Le président américain Barack Obama a fixé la ligne rouge. Pas d’intervention militaire de l’extérieur. L’Arabie saoudite a dressé une liste de noms d’organisations terroristes, dont l’EIIL, al-Nosra et les Frères musulmans. Les intérêts internationaux occidentaux et des pays du Golfe se rapprochent donc des intérêts russes, iraniens et syriens.
Il ne reste donc que trois options. Soit laisser la guerre en Syrie écraser ce qui reste d’hommes et de pierre. Ceci est impossible après l’accentuation du terrorisme. Soit s’aventurer en octroyant aux rebelles des armes sophistiquées anti-aériennes et autres. Ceci est encore difficile à cause de multiples lignes rouges, dont celles russes. Soit ouvrir des canaux de communication publiques pour coopérer avec l’armée syrienne, comme c’est le cas avec les deux armées irakienne et égyptienne. Cette option serait la plus facile malgré l’embarras.

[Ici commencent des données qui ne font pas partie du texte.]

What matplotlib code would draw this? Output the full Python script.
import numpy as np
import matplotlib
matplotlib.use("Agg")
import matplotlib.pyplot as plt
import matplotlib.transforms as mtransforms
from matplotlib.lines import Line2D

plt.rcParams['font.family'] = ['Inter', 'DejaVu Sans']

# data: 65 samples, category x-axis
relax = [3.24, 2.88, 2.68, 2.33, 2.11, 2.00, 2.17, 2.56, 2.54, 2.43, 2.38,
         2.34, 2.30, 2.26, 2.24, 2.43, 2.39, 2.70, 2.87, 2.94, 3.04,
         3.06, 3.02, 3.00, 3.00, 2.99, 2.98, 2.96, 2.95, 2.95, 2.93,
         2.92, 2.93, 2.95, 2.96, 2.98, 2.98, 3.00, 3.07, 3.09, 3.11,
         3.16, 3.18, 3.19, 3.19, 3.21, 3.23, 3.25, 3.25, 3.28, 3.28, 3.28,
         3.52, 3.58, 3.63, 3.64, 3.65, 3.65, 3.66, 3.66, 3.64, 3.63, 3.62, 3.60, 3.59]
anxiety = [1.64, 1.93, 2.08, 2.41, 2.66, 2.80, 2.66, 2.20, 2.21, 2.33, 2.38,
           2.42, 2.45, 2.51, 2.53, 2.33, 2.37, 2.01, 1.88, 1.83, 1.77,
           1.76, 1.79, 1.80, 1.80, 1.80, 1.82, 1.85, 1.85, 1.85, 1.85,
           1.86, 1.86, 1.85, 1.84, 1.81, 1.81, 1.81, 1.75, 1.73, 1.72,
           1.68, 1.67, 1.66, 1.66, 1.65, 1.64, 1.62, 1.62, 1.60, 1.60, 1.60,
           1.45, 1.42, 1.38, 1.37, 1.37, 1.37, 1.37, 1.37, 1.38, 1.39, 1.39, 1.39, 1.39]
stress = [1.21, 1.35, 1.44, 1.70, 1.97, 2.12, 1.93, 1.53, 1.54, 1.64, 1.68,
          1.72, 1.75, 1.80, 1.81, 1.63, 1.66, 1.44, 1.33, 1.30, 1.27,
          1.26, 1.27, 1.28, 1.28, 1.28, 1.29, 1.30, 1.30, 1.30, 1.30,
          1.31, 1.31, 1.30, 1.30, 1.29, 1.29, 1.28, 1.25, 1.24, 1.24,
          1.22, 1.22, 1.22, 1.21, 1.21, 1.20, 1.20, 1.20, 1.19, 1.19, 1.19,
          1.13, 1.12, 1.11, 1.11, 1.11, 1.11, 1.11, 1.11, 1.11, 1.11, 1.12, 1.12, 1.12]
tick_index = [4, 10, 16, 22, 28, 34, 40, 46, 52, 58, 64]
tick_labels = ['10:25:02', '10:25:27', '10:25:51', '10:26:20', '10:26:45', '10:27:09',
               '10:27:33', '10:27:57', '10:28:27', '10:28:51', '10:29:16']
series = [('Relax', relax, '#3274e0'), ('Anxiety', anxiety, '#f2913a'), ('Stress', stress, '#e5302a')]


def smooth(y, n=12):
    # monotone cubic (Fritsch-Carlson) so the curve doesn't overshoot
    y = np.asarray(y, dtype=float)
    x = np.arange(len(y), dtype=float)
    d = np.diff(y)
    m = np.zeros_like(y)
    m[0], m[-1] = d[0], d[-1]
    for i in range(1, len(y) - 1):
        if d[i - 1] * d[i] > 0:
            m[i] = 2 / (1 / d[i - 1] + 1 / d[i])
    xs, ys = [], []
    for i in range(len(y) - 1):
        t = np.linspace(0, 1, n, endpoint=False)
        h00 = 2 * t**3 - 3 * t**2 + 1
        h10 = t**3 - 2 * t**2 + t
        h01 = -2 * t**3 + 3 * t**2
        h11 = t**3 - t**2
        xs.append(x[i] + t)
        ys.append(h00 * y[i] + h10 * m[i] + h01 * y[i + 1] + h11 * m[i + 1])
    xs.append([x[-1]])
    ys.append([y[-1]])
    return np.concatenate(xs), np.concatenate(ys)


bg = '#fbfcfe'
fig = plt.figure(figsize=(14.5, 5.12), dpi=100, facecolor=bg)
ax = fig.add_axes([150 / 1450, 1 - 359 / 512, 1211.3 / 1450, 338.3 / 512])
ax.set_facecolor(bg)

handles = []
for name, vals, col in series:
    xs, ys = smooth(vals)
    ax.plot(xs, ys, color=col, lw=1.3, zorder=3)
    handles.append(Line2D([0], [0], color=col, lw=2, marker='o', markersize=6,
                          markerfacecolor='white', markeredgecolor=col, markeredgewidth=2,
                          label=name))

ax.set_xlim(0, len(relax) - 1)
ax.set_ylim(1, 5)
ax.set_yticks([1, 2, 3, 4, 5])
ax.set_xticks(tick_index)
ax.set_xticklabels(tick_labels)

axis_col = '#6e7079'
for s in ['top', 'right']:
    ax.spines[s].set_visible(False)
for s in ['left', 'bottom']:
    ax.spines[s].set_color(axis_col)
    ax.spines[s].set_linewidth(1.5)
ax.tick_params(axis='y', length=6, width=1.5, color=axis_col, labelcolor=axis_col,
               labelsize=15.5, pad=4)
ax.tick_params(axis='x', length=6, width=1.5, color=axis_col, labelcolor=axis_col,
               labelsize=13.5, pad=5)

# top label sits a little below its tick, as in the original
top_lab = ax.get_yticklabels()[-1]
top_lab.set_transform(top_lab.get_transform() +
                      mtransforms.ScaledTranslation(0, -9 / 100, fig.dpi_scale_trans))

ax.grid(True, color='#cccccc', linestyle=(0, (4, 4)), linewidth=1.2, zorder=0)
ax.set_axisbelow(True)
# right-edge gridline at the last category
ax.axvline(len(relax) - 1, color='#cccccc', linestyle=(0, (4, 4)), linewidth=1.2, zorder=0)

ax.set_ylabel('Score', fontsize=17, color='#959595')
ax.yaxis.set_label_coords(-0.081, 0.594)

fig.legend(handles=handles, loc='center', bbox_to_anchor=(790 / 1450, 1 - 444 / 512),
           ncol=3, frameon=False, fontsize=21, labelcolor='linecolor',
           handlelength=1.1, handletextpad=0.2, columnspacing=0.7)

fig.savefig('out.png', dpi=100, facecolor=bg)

Pourquoi donc parle-t-on d’embarras ?
Tout simplement, parce que le problème de l’Occident atlantique et de ses alliés n’est plus le maintien du régime syrien ou de son armée, mais comment traiter avec cette armée, suite à l’élection du président Assad pour un troisième mandat. Quant aux réformes et au changement du régime, ces slogans ne figurent plus au menu des intérêts internationaux.
Le problème de l’Occident atlantique est la source de la force de l’autre axe.
Féliciter Assad pour sa réélection à partir de jeudi fait partie d’une équation internationale réclamée par la Russie, l’Iran et leurs alliés. Celle-ci pousserait vers une entente quelque part. il faut une entente pour lutter contre le terrorisme tout en acceptant, bien qu’à contrecœur, le maintien d’Assad.
Quant aux miliciens les plus dangereux, ils poursuivront sine die leurs bombardements et explosions. Les attaques s’intensifieraient dans les deux prochains jours pour influencer le cours du processus électoral.
Une fois de plus, les intérêts internationaux sacrifient leurs alliés et abandonnent l’opposition au bord de la route, même si ils multiplient les paroles sur le soutien à cette opposition.
Le monde après l’attaque de Bruxelles et l’attentat-suicide américain n’est plus comme auparavant. La question n’est plus liée au sang syrien.